• Exercise task:
Pictures stay out of this copy, which runs from the first line of the material through the line containing "import matplotlib.pyplot as plt".

• Exercise material:

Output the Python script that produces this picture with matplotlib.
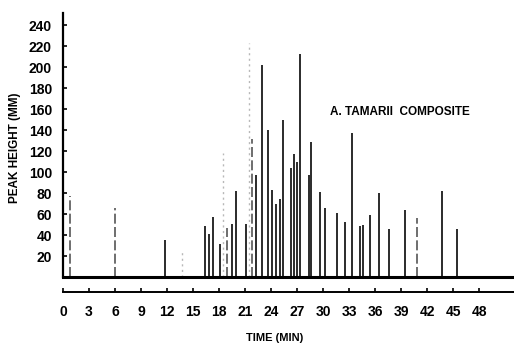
import matplotlib.pyplot as plt

# retention time (min) and peak height (mm) for each peak
peak_times = [0.81, 6.0, 11.76, 13.69, 16.38, 16.84, 17.27, 18.07, 18.5, 18.88,
              19.49, 19.99, 21.14, 21.4, 21.8, 22.23, 22.92, 23.68, 24.07, 24.57,
              25.03, 25.37, 26.26, 26.67, 27.02, 27.34, 28.37, 28.57, 29.61, 30.25,
              31.63, 32.49, 33.33, 34.2, 34.57, 35.44, 36.48, 37.64, 39.41, 40.86,
              43.71, 45.44]
peak_heights = [77, 66, 35, 26, 49, 41, 57, 31, 118, 47,
                51, 82, 51, 223, 132, 97, 202, 140, 83, 70,
                74, 150, 104, 117, 110, 213, 97, 129, 81, 66,
                61, 52, 137, 49, 50, 59, 80, 46, 64, 56,
                82, 46]
# how each peak was traced: s = solid, d = dashed, f = faint dotted
peak_kinds = ["d", "d", "s", "f", "s", "s", "s", "s", "f", "d",
              "s", "s", "s", "f", "d", "s", "s", "s", "s", "s",
              "s", "s", "s", "s", "s", "s", "s", "s", "s", "s",
              "s", "s", "s", "s", "s", "s", "s", "s", "s", "d",
              "s", "s"]

y_ticks = list(range(20, 241, 20))
x_ticks = list(range(0, 49, 3))

plt.rcParams["font.family"] = ["Liberation Sans", "DejaVu Sans"]

fig = plt.figure(figsize=(5.14, 3.45), dpi=100)
ax = fig.add_axes([0.1226, 0.1971, 0.8774, 0.766])

styles = {
    "s": dict(colors="#1a1a1a", linestyles="solid", linewidths=1.3),
    "d": dict(colors="#555555", linestyles=(0, (6, 2)), linewidths=1.2),
    "f": dict(colors="#b8b8b8", linestyles=(0, (1.5, 2.5)), linewidths=1.0),
}
for kind, kw in styles.items():
    xs = [t for t, k in zip(peak_times, peak_kinds) if k == kind]
    hs = [h for h, k in zip(peak_heights, peak_kinds) if k == kind]
    ax.vlines(xs, 0, hs, **kw)

# baseline of the chromatogram
ax.axhline(0, color="black", lw=2.2, clip_on=False)

ax.set_xlim(0, 52.0)
ax.set_ylim(0, 252)

ax.spines["top"].set_visible(False)
ax.spines["right"].set_visible(False)
ax.spines["left"].set_linewidth(1.6)
ax.spines["bottom"].set_linewidth(1.4)
ax.spines["bottom"].set_position(("outward", 10.6))

ax.set_yticks(y_ticks)
ax.set_xticks(x_ticks)
ax.tick_params(axis="y", direction="in", length=3, width=1.2, pad=8,
               labelsize=10)
ax.tick_params(axis="x", direction="in", length=3, width=1.2, pad=9.5,
               labelsize=10)
for lbl in ax.get_xticklabels() + ax.get_yticklabels():
    lbl.set_fontweight("bold")

ax.text(30.8, 157, "A. TAMARII  COMPOSITE", fontsize=8.5, fontweight="bold",
        va="center", ha="left")

fig.text(15 / 514, 1 - 148 / 345, "PEAK HEIGHT (MM)", rotation=90,
         fontsize=8.5, fontweight="bold", ha="center", va="center")
fig.text(274.5 / 514, 1 - 338 / 345, "TIME (MIN)", fontsize=8,
         fontweight="bold", ha="center", va="center")

fig.savefig("out.png", dpi=100)
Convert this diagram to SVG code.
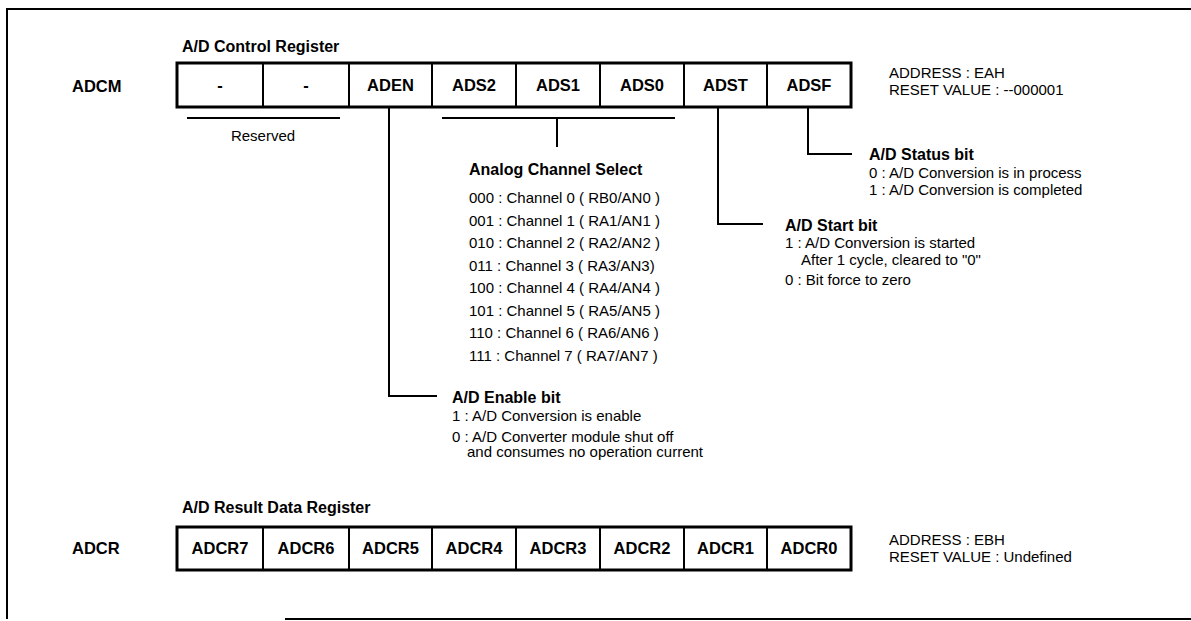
<svg xmlns="http://www.w3.org/2000/svg" width="1191" height="621" viewBox="0 0 1191 621">
<style>
text{font-family:"Liberation Sans",Arial,sans-serif;fill:#000}
.b{font-weight:bold;font-size:16px}
.r{font-size:15px}
.reg{font-weight:bold;font-size:16.5px;text-anchor:middle}
.lbl{font-weight:bold;font-size:16.5px}
.box{fill:#fff;stroke:#000;stroke-width:3}
.div{stroke:#000;stroke-width:2}
.ln{fill:none;stroke:#000;stroke-width:2}
</style>
<rect width="1191" height="621" fill="#fff"/>
<g id="frame">
<path d="M7,619 V9 H1191" class="ln"/>
<path d="M285,619 H1191" class="ln"/>
</g>
<g id="adcm">
<text class="b" x="182" y="52">A/D Control Register</text>
<text class="lbl" x="72" y="92">ADCM</text>
<rect class="box" x="177" y="63" width="674" height="44"/>
<path class="div" d="M263,63V107M349,63V107M432,63V107M516,63V107M600,63V107M684,63V107M767,63V107"/>
<text class="reg" x="220" y="91">-</text>
<text class="reg" x="306" y="91">-</text>
<text class="reg" x="390.5" y="91">ADEN</text>
<text class="reg" x="474" y="91">ADS2</text>
<text class="reg" x="558" y="91">ADS1</text>
<text class="reg" x="642" y="91">ADS0</text>
<text class="reg" x="725.5" y="91">ADST</text>
<text class="reg" x="809" y="91">ADSF</text>
<text class="r" x="889" y="78">ADDRESS : EAH</text>
<text class="r" x="889" y="95">RESET VALUE : --000001</text>
</g>
<g id="reserved">
<text class="r" x="263" y="141" text-anchor="middle">Reserved</text>
</g>
<g id="adsf-desc">
<text class="b" x="869" y="160">A/D Status bit</text>
<text class="r" x="869" y="178">0 : A/D Conversion is in process</text>
<text class="r" x="869" y="195">1 : A/D Conversion is completed</text>
</g>
<g id="adst-desc">
<text class="b" x="785" y="231">A/D Start bit</text>
<text class="r" x="785" y="248">1 : A/D Conversion is started</text>
<text class="r" x="801" y="265">After 1 cycle, cleared to "0"</text>
<text class="r" x="785" y="285">0 : Bit force to zero</text>
</g>
<g id="ads-desc">
<text class="b" x="469" y="175">Analog Channel Select</text>
<text class="r" x="469" y="203">000 : Channel 0 ( RB0/AN0 )</text>
<text class="r" x="469" y="225.5">001 : Channel 1 ( RA1/AN1 )</text>
<text class="r" x="469" y="248">010 : Channel 2 ( RA2/AN2 )</text>
<text class="r" x="469" y="270.5">011 : Channel 3 ( RA3/AN3)</text>
<text class="r" x="469" y="293">100 : Channel 4 ( RA4/AN4 )</text>
<text class="r" x="469" y="315.5">101 : Channel 5 ( RA5/AN5 )</text>
<text class="r" x="469" y="338">110 : Channel 6 ( RA6/AN6 )</text>
<text class="r" x="469" y="360.5">111 : Channel 7 ( RA7/AN7 )</text>
</g>
<g id="aden-desc">
<text class="b" x="452" y="403">A/D Enable bit</text>
<text class="r" x="452" y="421">1 : A/D Conversion is enable</text>
<text class="r" x="452" y="442">0 : A/D Converter module shut off</text>
<text class="r" x="467" y="457">and consumes no operation current</text>
</g>
<g id="adcr">
<text class="b" x="182" y="513">A/D Result Data Register</text>
<text class="lbl" x="72" y="554">ADCR</text>
<rect class="box" x="177" y="527" width="674" height="43"/>
<path class="div" d="M263,527V570M349,527V570M432,527V570M516,527V570M600,527V570M684,527V570M767,527V570"/>
<text class="reg" x="220" y="554">ADCR7</text>
<text class="reg" x="306" y="554">ADCR6</text>
<text class="reg" x="390.5" y="554">ADCR5</text>
<text class="reg" x="474" y="554">ADCR4</text>
<text class="reg" x="558" y="554">ADCR3</text>
<text class="reg" x="642" y="554">ADCR2</text>
<text class="reg" x="725.5" y="554">ADCR1</text>
<text class="reg" x="809" y="554">ADCR0</text>
<text class="r" x="889" y="545">ADDRESS : EBH</text>
<text class="r" x="889" y="562">RESET VALUE : Undefined</text>
</g>
<g id="connectors">
<path class="ln" d="M187,118H340"/>
<path class="ln" d="M442,118H675M557,118V147"/>
<path class="ln" d="M389,107V396H437"/>
<path class="ln" d="M718,107V224H763"/>
<path class="ln" d="M808,107V154H852"/>
</g>
</svg>
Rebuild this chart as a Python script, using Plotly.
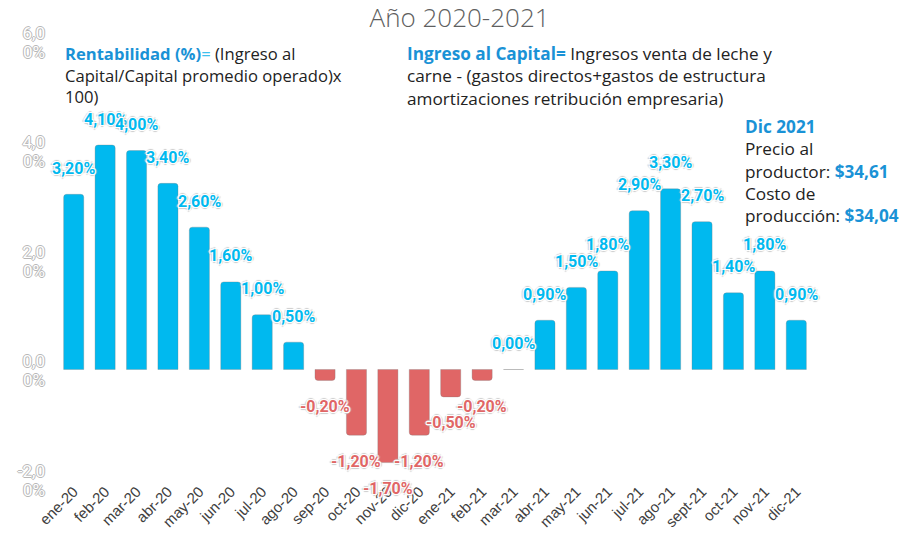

• Final result:
Output the Python script that produces this picture with matplotlib.
import matplotlib.pyplot as plt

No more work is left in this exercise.